Request:
Start at the line containing "Output the Python", stop at the line containing "import plotly.graph_objects as go", and set down every line in that stretch exactly as written, and nothing else.

Information given:
==*==

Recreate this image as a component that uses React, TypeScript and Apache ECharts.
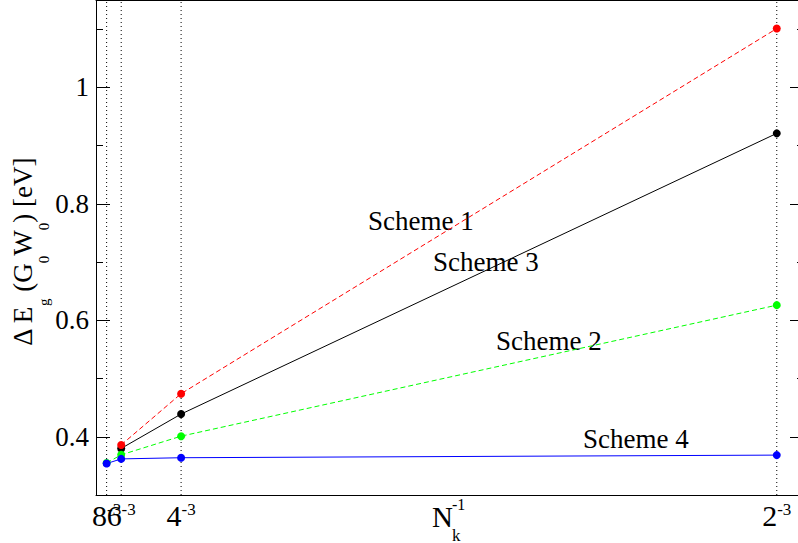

==*==

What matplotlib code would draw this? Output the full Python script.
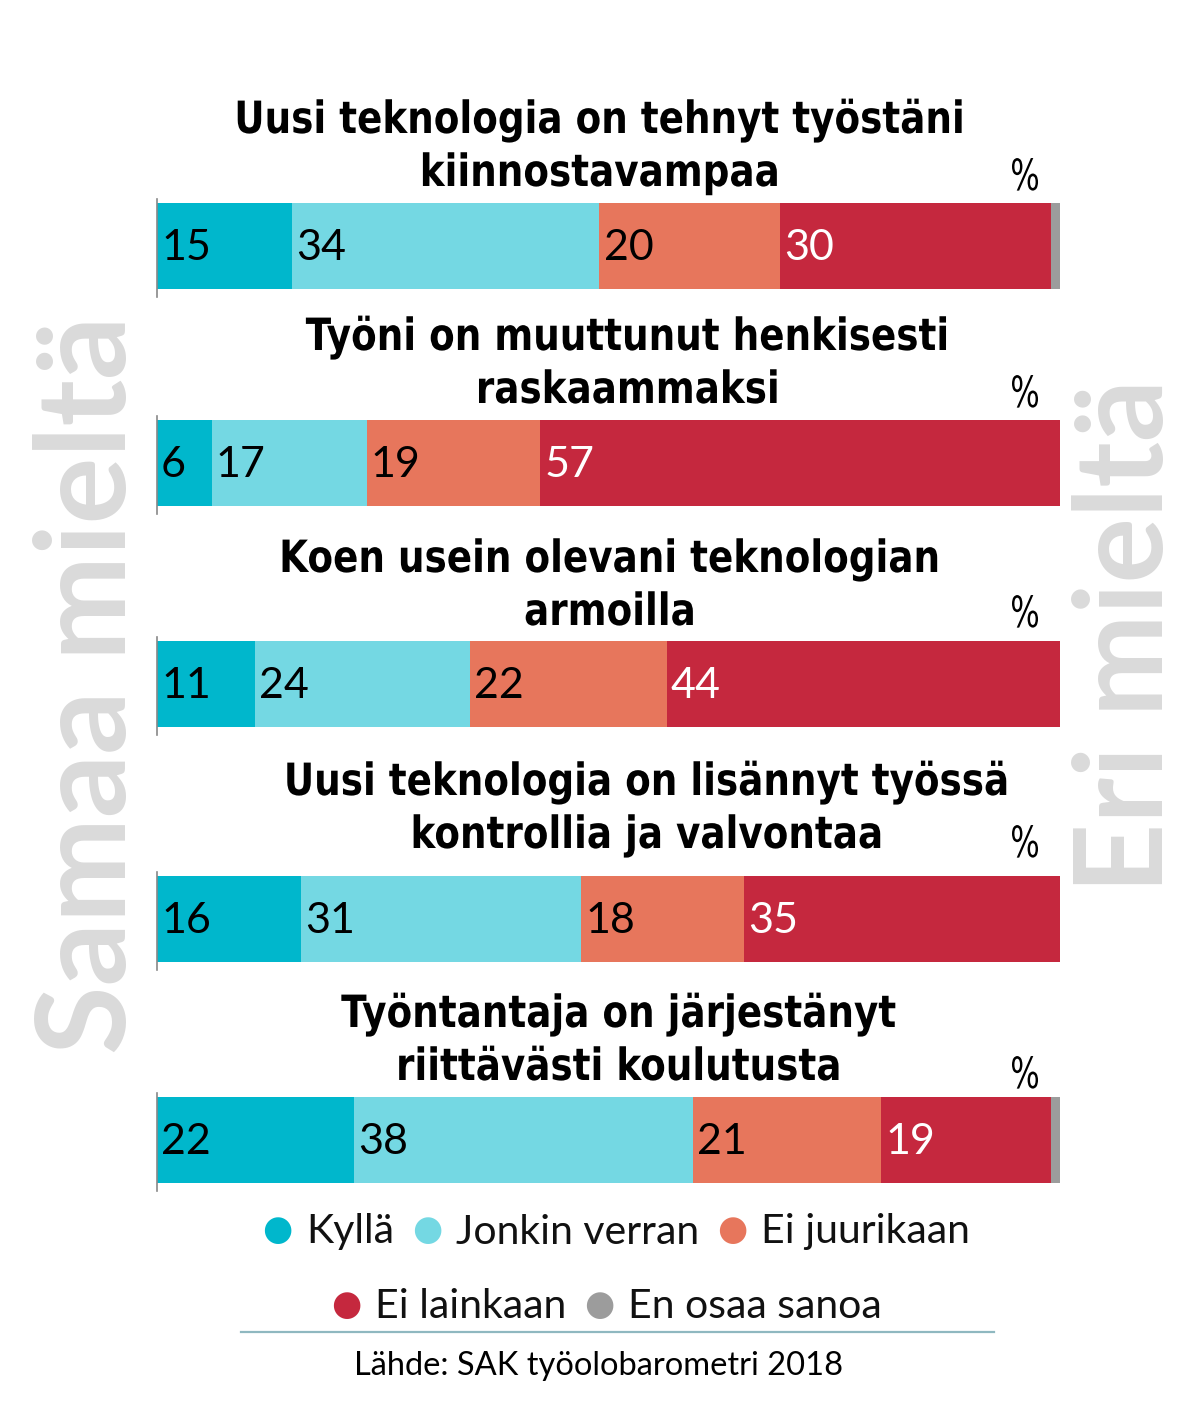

==*==

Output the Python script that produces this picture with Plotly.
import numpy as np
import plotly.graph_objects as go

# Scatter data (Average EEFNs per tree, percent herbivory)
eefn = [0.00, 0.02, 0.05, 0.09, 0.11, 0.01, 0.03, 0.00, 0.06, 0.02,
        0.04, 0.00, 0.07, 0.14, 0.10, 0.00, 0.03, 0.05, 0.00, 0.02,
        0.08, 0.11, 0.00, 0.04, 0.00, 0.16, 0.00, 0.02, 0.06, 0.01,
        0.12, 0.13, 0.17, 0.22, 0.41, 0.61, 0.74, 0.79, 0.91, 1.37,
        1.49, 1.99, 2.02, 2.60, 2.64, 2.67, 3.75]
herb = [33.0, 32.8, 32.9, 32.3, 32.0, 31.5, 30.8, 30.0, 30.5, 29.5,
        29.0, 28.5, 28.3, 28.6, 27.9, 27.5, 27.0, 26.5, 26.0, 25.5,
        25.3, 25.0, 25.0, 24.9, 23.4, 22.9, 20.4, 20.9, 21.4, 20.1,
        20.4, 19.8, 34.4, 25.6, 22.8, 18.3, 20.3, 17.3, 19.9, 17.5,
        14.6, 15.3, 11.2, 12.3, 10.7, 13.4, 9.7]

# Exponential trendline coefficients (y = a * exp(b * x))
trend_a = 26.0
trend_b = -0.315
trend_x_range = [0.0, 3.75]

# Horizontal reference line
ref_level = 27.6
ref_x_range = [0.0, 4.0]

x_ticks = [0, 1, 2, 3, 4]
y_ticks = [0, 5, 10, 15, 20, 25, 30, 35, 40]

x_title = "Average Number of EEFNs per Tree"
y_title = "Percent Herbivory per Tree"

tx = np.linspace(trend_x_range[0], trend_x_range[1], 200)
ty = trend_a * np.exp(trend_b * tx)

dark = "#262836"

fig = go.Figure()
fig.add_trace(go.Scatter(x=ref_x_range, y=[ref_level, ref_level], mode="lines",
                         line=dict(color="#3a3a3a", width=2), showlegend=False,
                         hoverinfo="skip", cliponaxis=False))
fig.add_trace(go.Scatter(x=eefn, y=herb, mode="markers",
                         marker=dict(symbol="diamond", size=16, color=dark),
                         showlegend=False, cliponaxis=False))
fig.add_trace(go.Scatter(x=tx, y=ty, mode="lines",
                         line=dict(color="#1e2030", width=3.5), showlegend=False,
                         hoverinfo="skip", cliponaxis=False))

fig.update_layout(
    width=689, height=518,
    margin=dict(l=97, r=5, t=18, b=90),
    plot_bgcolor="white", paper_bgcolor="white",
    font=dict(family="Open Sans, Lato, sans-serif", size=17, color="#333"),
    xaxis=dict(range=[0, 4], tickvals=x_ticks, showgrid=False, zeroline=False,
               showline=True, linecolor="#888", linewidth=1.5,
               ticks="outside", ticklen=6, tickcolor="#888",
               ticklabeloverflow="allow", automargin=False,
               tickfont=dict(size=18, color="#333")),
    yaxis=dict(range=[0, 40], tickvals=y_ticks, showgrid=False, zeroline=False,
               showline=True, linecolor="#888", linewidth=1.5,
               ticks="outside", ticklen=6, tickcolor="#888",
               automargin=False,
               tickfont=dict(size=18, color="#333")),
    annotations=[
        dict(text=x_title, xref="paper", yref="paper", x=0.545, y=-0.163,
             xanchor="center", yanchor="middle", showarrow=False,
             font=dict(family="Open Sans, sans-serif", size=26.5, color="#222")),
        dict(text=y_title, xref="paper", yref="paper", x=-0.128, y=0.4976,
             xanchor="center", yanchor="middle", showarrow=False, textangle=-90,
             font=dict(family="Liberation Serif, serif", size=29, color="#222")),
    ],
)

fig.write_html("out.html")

==*==

Finished answer:
Output the Python script that produces this picture with Plotly.
import numpy as np
import plotly.graph_objects as go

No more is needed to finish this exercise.